Steffen Schorcht von der Bürgerinitiative Grünheide hingegen jubilierte: «Wenn man die Bürger nicht einbezieht, dann braucht man sich über ein solches Ergebnis nicht wundern.» Tatsächlich war es das erste Mal, dass die Bevölkerung vor Ort direkt ihre Meinung zu Tesla kundtun konnte.

Elon Musk hatte die erste Giga-Factory seines Konzerns in Europa, eine der grössten und modernsten Autofabriken Deutschlands, vor vier Jahren in Rekordzeit hochgezogen, nach Kräften unterstützt von der Gemeinde Grünheide, der brandenburgischen Regierung und Verwaltung.

Von Anfang an gab es Kritik an der Fabrik

Von Beginn an hatte es aber auch Kritik und Proteste von Anwohnerinnen und Anwohnern gegeben, die den hohen Wasserverbrauch der Fabrik beklagten sowie die Belastung für die Umwelt. Nachdem das Tesla-Werk im März 2022 in Betrieb ging, häuften sich Berichte über Arbeitsunfälle, umweltschädliche Havarien und Schikanen gegen gewerkschaftliche Mitbestimmung.

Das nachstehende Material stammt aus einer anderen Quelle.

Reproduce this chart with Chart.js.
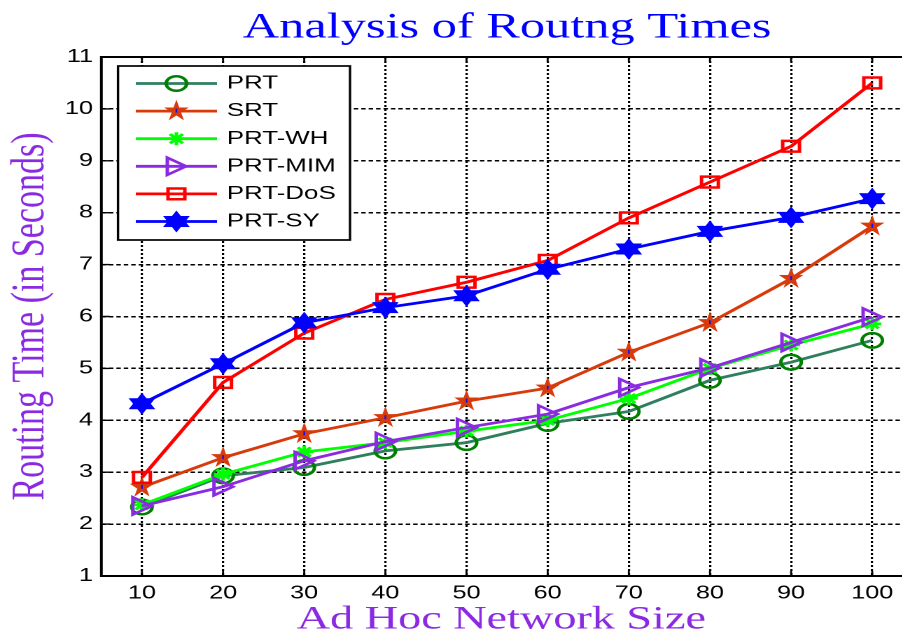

Immer häufiger hatte selbst die brandenburgische Landesregierung von Tesla mehr Verantwortungsgefühl und Transparenz eingefordert.

Die Opposition in Grünheide sieht das Votum an der Urne denn auch als Wende: «Das Nein zeigt: Jetzt ist Schluss mit undemokratischen Ausnahmegenehmigungen und dem skandalösen Hinwegsehen über Umwelt- und Arbeitsverstösse», sagte die Aktivistin Lou Winters. «Jetzt heisst es, Tesla ganz den Hahn abzudrehen!»

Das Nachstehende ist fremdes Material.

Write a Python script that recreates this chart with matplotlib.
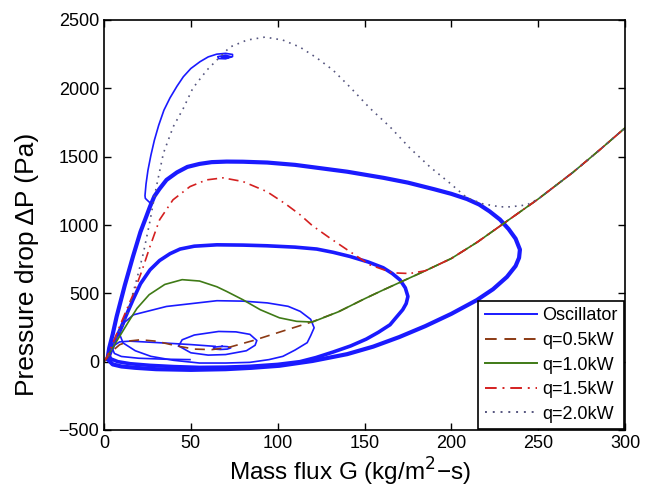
import matplotlib
matplotlib.use("Agg")
import matplotlib.pyplot as plt
from matplotlib.lines import Line2D

plt.rcParams['font.family'] = ['Liberation Sans', 'DejaVu Sans']

# common single-phase branch shared by all steady-state curves
common_x = [135, 150, 160, 170, 185, 200, 215, 230, 250, 270, 285, 300]
common_y = [365, 460, 520, 578, 665, 755, 875, 1010, 1190, 1385, 1545, 1710]

q05_x = [0, 2, 5, 9, 15, 21, 30, 42, 52, 62, 72, 86, 104, 120]
q05_y = [0, 30, 80, 124, 152, 160, 150, 115, 92, 88, 105, 155, 228, 292]

q10_x = [0, 4, 9, 14, 19, 26, 35, 45, 55, 65, 70.6, 80, 90, 101, 111, 120]
q10_y = [0, 80, 185, 290, 390, 490, 565, 600, 590, 548, 514, 453, 380, 321, 295, 290]

q15_x = [0, 1.5, 5, 9, 13, 16.7, 21.7, 26.5, 32, 39.7, 49.5, 59, 68.5, 80, 93.7,
         101, 105, 113, 120, 130, 140, 153, 166, 176, 185]
q15_y = [0, 30, 130, 258, 380, 490, 660, 843, 1038, 1184, 1281, 1330, 1345, 1318, 1245,
         1184, 1150, 1074, 995, 905, 819, 709, 650, 645, 665]

q20_x = [0, 3, 8, 13, 18.8, 22.6, 26.5, 29.4, 34.2, 39.9, 45.7, 51.2, 59.3, 65, 72.5,
         82.3, 92.7, 103, 112.8, 122.6, 131.8, 141.6, 153, 164.7, 176, 187.7, 199,
         209, 218, 228, 234, 243.5]
q20_y = [0, 50, 200, 331, 600, 790, 1030, 1233, 1525, 1720, 1854, 2002, 2134, 2207, 2302,
         2353, 2375, 2353, 2302, 2222, 2134, 2010, 1856, 1718, 1564, 1425, 1308,
         1199, 1155, 1133, 1133, 1147]

# oscillator trajectories
p1_x = [49.5, 35, 20, 10, 6, 5, 6, 9, 15, 30, 50, 64]
p1_y = [15, 18, 25, 38, 60, 90, 120, 145, 150, 140, 125, 112]

ring0_x = [68, 71, 73, 71, 67, 64, 63, 64, 68]
ring0_y = [112, 110, 101, 92, 89, 92, 100, 107, 112]

ring1_x = [43, 45, 52, 66, 76, 84, 88, 87, 82, 70, 60, 50, 43]
ring1_y = [115, 160, 195, 221, 218, 200, 155, 120, 80, 52, 48, 65, 115]

ring2_x = [9, 12, 17, 36, 65, 80, 94, 106, 113, 119, 121, 119, 117, 110, 103, 95, 84,
           70, 55, 40, 27, 18, 11, 9]
ring2_y = [200, 290, 343, 404, 446, 443, 430, 405, 368, 310, 248, 190, 139, 85, 39, 15,
           -5, -10, -10, 10, 39, 80, 137, 200]

inner_x = [3, 4.4, 6.5, 9.2, 13, 16.7, 21, 26.5, 32, 38, 43.8, 52, 65, 80, 93.7, 110,
           122.5, 132, 141.6, 152, 160.8, 166, 170.4, 173.5, 175, 174, 172, 168, 164.7,
           158, 151, 142, 131.8, 122, 112.8, 100, 84, 70, 55, 40, 26.5, 15, 8, 4, 3]
inner_y = [40, 88, 160, 234, 345, 453, 570, 672, 740, 790, 824, 845, 855, 853, 848, 838,
           824, 800, 770, 730, 687, 645, 599, 540, 477, 425, 380, 320, 270,
           215, 165, 115, 70, 30, 0, -20, -34, -40, -42, -36, -27, -15, 0, 20, 40]

outer_x = [2, 3, 5, 7.3, 12, 16.7, 21, 24, 26.5, 29, 32, 36, 42, 48, 55, 62, 70.6, 80,
           94, 110, 122, 140, 161, 175, 190, 200, 209, 216, 222, 228, 233, 237, 239.5,
           239, 237, 232, 224, 214.6, 200, 185, 170, 155, 140, 120, 101, 85, 70, 50, 30,
           18, 10, 5, 2]
outer_y = [20, 100, 200, 331, 560, 770, 950, 1050, 1135, 1210, 1265, 1330, 1385, 1425,
           1447, 1460, 1464, 1463, 1457, 1440, 1420, 1390, 1345, 1310, 1262, 1228, 1190,
           1150, 1100, 1040, 970, 900, 820, 760, 700, 620, 530, 450, 350, 260, 180, 110,
           55, 5, -30, -45, -55, -60, -55, -45, -35, -20, 20]

p4_x = [26.5, 26.3, 25, 23.8, 23.6, 24.2, 25.3, 27, 29, 31.5, 34.5, 38, 42, 45.7, 50,
        55.3, 60, 64.9, 70, 74, 74, 70, 66, 65.5, 70, 73, 70, 67.5, 70, 71.5]
p4_y = [1140, 1165, 1180, 1195, 1215, 1300, 1400, 1510, 1620, 1730, 1840, 1930, 2015,
        2085, 2145, 2195, 2230, 2250, 2256, 2248, 2232, 2216, 2218, 2232, 2242, 2232,
        2222, 2228, 2234, 2228]

x_ticks = [0, 50, 100, 150, 200, 250, 300]
y_ticks = [-500, 0, 500, 1000, 1500, 2000, 2500]
labels = ['Oscillator', 'q=0.5kW', 'q=1.0kW', 'q=1.5kW', 'q=2.0kW']

fig = plt.figure(figsize=(6.51, 4.90), dpi=100)
ax = fig.add_axes([104/651, 1-430/490, (625-104)/651, (430-20)/490])

blue = '#1a1aff'
c05, c10, c15, c20 = '#8b3a14', '#3f7a16', '#d42020', '#55557f'
ls05 = (0, (6, 4))
ls15 = (0, (6, 3, 1, 3))
ls20 = (0, (1, 3))

for xs, ys in [(p1_x, p1_y), (ring0_x, ring0_y), (ring1_x, ring1_y),
               (ring2_x, ring2_y), (p4_x, p4_y)]:
    ax.plot(xs, ys, color=blue, lw=1.2)
ax.plot(inner_x, inner_y, color=blue, lw=2.6, solid_joinstyle='round')
ax.plot(outer_x, outer_y, color=blue, lw=3.0, solid_joinstyle='round')

ax.plot(q05_x + common_x, q05_y + common_y, color=c05, lw=1.2, ls=ls05)
ax.plot(q10_x + common_x, q10_y + common_y, color=c10, lw=1.2, ls='-')
ax.plot(q15_x + common_x[4:], q15_y + common_y[4:], color=c15, lw=1.2, ls=ls15)
ax.plot(q20_x + common_x[8:], q20_y + common_y[8:], color=c20, lw=1.2, ls=ls20)

handles = [Line2D([], [], color=blue, lw=1.4),
           Line2D([], [], color=c05, lw=1.4, ls=ls05),
           Line2D([], [], color=c10, lw=1.4),
           Line2D([], [], color=c15, lw=1.4, ls=ls15),
           Line2D([], [], color=c20, lw=1.4, ls=ls20)]
leg = ax.legend(handles, labels, loc='lower right', fontsize=13, frameon=True,
                fancybox=False, edgecolor='black', handlelength=2.9, handletextpad=0.3,
                labelspacing=0.42, borderpad=0.35, borderaxespad=0.05)
leg.get_frame().set_linewidth(1.2)
leg.get_frame().set_alpha(1)

ax.set_xlim(0, 300)
ax.set_ylim(-500, 2500)
ax.set_xticks(x_ticks)
ax.set_yticks(y_ticks)
ax.set_yticklabels([str(v).replace('-', '\u2212') for v in y_ticks])
ax.tick_params(direction='in', top=True, right=True, length=5, labelsize=13, width=1)
for s in ax.spines.values():
    s.set_linewidth(1.2)

ax.set_xlabel('Mass flux G (kg/m$^2$\u2212s)', fontsize=17.5)
ax.set_ylabel('Pressure drop \u0394P (Pa)', fontsize=19)
ax.xaxis.set_label_coords(0.473, -0.063)
ax.yaxis.set_label_coords(-0.125, 0.405)

fig.savefig('out.png', dpi=100)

Eine Verdopplung ist bereits so gut wie beschlossen

In Wahrheit ist die Erweiterung der Infrastruktur, über die gerade abgestimmt wurde, nur ein Nebenschauplatz. Auf der Hauptbühne, ungehindert von lästigen Volksbefragungen, lässt sich Tesla gerade die schnelle Verdopplung der Kapazität des Werks genehmigen: von 500’000 auf eine Million Autos im Jahr, von 12’500 auf 22’500 Mitarbeiterinnen und Mitarbeiter.

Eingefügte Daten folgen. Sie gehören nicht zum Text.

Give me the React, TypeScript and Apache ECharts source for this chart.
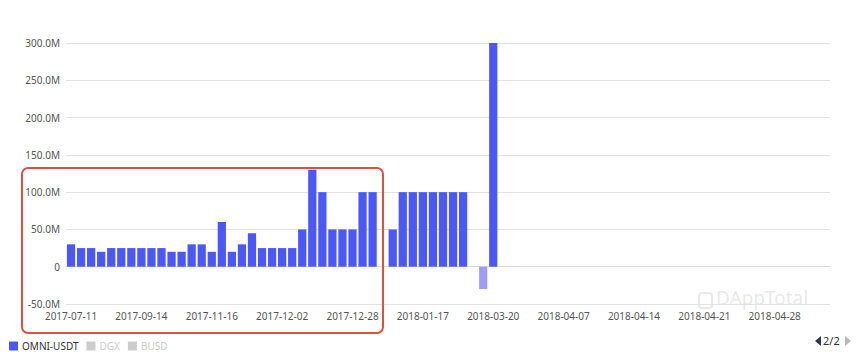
import React, { useEffect, useRef } from "react";
import * as echarts from "echarts";

const categories: string[] = [
  "2017-07-11", "2017-07-20", "2017-07-28", "2017-08-05", "2017-08-14", "2017-08-23", "2017-09-03",
  "2017-09-14", "2017-09-22", "2017-09-30", "2017-10-09", "2017-10-18", "2017-10-27", "2017-11-06",
  "2017-11-16", "2017-11-18", "2017-11-20", "2017-11-22", "2017-11-25", "2017-11-27", "2017-11-29",
  "2017-12-02", "2017-12-05", "2017-12-09", "2017-12-12", "2017-12-15", "2017-12-18", "2017-12-22",
  "2017-12-28", "2017-12-30", "2018-01-02", "2018-01-05", "2018-01-08", "2018-01-11", "2018-01-14",
  "2018-01-17", "2018-01-26", "2018-02-04", "2018-02-13", "2018-02-22", "2018-03-03", "2018-03-12",
  "2018-03-20", "2018-03-23", "2018-03-26", "2018-03-28", "2018-03-31", "2018-04-02", "2018-04-05",
  "2018-04-07", "2018-04-08", "2018-04-09", "2018-04-10", "2018-04-11", "2018-04-12", "2018-04-13",
  "2018-04-14", "2018-04-15", "2018-04-16", "2018-04-17", "2018-04-18", "2018-04-19", "2018-04-20",
  "2018-04-21", "2018-04-22", "2018-04-23", "2018-04-24", "2018-04-25", "2018-04-26", "2018-04-27",
  "2018-04-28", "2018-04-29", "2018-04-30", "2018-05-01", "2018-05-02", "2018-05-03",
];

// values in millions of USDT
const omniUsdtM: (number | null)[] = [
  30, 25, 25, 20, 25, 25, 25,
  25, 25, 25, 20, 20, 30, 30,
  20, 60, 20, 30, 45, 25, 25,
  25, 25, 50, 130, 100, 50, 50,
  50, 100, 100, null, 50, 100, 100,
  100, 100, 100, 100, 100, null, -30,
  300, null, null, null, null, null, null,
  null, null, null, null, null, null, null,
  null, null, null, null, null, null, null,
  null, null, null, null, null, null, null,
  null, null, null, null, null, null,
];

const dgxM: (number | null)[] = [];
const busdM: (number | null)[] = [];

const seriesNames = ["OMNI-USDT", "DGX", "BUSD"];

export default function App() {
  const ref = useRef<HTMLDivElement>(null);
  useEffect(() => {
    if (!ref.current) return;
    const chart = echarts.init(ref.current, null, { renderer: "svg" });
    const toData = (arr: (number | null)[]) =>
      arr.map((v) =>
        v === null
          ? null
          : v < 0
          ? { value: v * 1e6, itemStyle: { color: "#9d9ef6" } }
          : v * 1e6
      );
    chart.setOption({
      animation: false,
      grid: { left: 66, right: 35, top: 43, bottom: 56 },
      legend: {
        data: seriesNames,
        left: 4,
        top: 336,
        icon: "rect",
        itemWidth: 9,
        itemHeight: 9,
        itemGap: 8,
        textStyle: { fontSize: 10, color: "#333", fontFamily: "Noto Sans", padding: [0, 0, 0, -1] },
        inactiveColor: "#ccc",
        selected: { "OMNI-USDT": true, DGX: false, BUSD: false },
      },
      xAxis: {
        type: "category",
        data: categories,
        axisTick: { show: false },
        axisLine: { lineStyle: { color: "#d9d9d9" } },
        axisLabel: {
          interval: 6,
          color: "#555",
          fontSize: 10,
          margin: 7,
          fontFamily: "Noto Sans",
        },
      },
      yAxis: {
        type: "value",
        min: -50e6,
        max: 300e6,
        interval: 50e6,
        axisLine: { show: false },
        axisTick: { show: false },
        splitLine: { lineStyle: { color: "#e3e3e3" } },
        axisLabel: {
          color: "#555",
          fontSize: 10,
          margin: 6,
          fontFamily: "Noto Sans",
          formatter: (v: number) => (v === 0 ? "0" : (v / 1e6).toFixed(1) + "M"),
        },
      },
      series: [
        {
          name: "OMNI-USDT",
          type: "bar",
          data: toData(omniUsdtM),
          barWidth: "82%",
          itemStyle: { color: "#4b58f5" },
        },
        { name: "DGX", type: "bar", data: toData(dgxM), itemStyle: { color: "#e8a33d" } },
        { name: "BUSD", type: "bar", data: toData(busdM), itemStyle: { color: "#3cc08a" } },
      ],
      graphic: [
        {
          type: "rect",
          shape: { x: 22, y: 168, width: 361, height: 165, r: 6 },
          style: { fill: "none", stroke: "#e0503f", lineWidth: 2 },
          z: 100,
        },
        {
          type: "line",
          shape: { x1: 830, y1: 3, x2: 853, y2: 3 },
          style: { stroke: "#3a4fd8", lineWidth: 2 },
        },
        {
          type: "text",
          x: 716,
          y: 288,
          style: {
            text: "DAppTotal",
            fontSize: 19,
            fontFamily: "Noto Sans",
            fill: "rgba(150,150,150,0.22)",
          },
        },
        {
          type: "rect",
          shape: { x: 699, y: 293, width: 13, height: 15, r: 3 },
          style: { fill: "none", stroke: "rgba(150,150,150,0.22)", lineWidth: 2 },
        },
        {
          type: "polygon",
          shape: { points: [[821, 336], [821, 346], [815, 341]] },
          style: { fill: "#2f3a4a" },
        },
        {
          type: "text",
          x: 823,
          y: 335,
          style: { text: "2/2", fontSize: 11, fontFamily: "Noto Sans", fill: "#333" },
        },
        {
          type: "polygon",
          shape: { points: [[845, 336], [845, 346], [851, 341]] },
          style: { fill: "#b8b8b8" },
        },
      ],
    });
    return () => chart.dispose();
  }, []);
  return <div ref={ref} style={{ width: 865, height: 360, margin: -8 }} />;
}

Die Opposition vor Ort hatte dagegen mehr als 1000 Einwände eingebracht, blieb der öffentlichen Anhörung im Oktober letzten Jahres aber demonstrativ fern. Die Verdopplung sei längst beschlossen, so ihre Kritik, die Mitwirkung blosses Theater. Das Votum an der Urne legt es nun offen: Trotz Tausenden von neuen Arbeitsplätzen und hohen Steuereinkünften für Gemeinde und Land nehmen die Leute vor Ort den US-Autobauer eher als Fluch denn als Segen wahr.